The most direct method of capturing a density driven convection event is by repeated geophysical measurements that can sense the change in electrical conductivity with both time and depth. That is, by establishing a network of fixed measurement locations that can be revisited after potential overturn events to measure any change from background conditions. This typically results in many uneventful recordings because an overturn event (where the surface solutes are transported to the bottom of the aquifer) may occur once per decade or less frequently. After a triggering event, several days or weeks may pass before an event reaches the stage at which it can be measured and it can disappear in a few months. The time between the triggering event and when it can be measured is dependent on many factors including hydraulic conductivity, the magnitude of the recharge event and other factors.

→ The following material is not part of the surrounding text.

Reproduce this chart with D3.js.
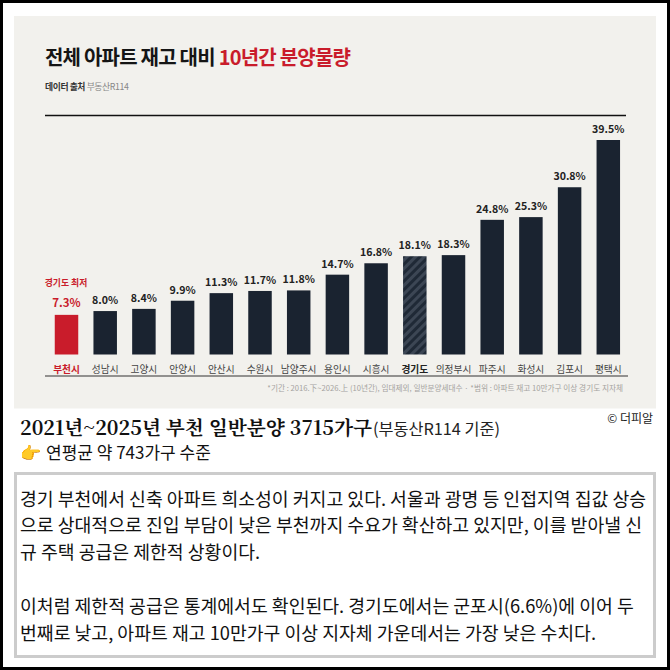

If it is important to gain information about an event, it might be worth the significant cost of automating the system to capture readings after potential triggering events if the site is remote and difficult to access.
Owing to the difficulty of capturing an event by direct geophysical measurements, it is possible to capture the long-term chemical and isotopic effects of overturn events if the system has different oxidation-reduction conditions between its top and bottom, perhaps due to influx of a reducing underlying deep-basin brine. If oxidation-reduction conditions differ with depth, an overturn event may significantly alter isotopes and concentrations of redox-sensitive major elements such as carbon, sulfate, and nitrogen. That is, on reduction the new condition may cause them to change phase to either solid or gas and be lost as a solute. The change of phase is always accompanied by an isotopic change, and this might be detected by isotopic analysis of groundwater samples. Whereas capturing the effects of density driven convection may not be as intellectually satisfying as direct measurement, it may be sufficient to provide data consistent with a density driven convection that are difficult to explain by other processes. Furthermore, the capture of long-term chemical and isotopic effects might be useful in selecting a site for direct measurement because it is an indication that density driven convection is likely to be occurring at that location.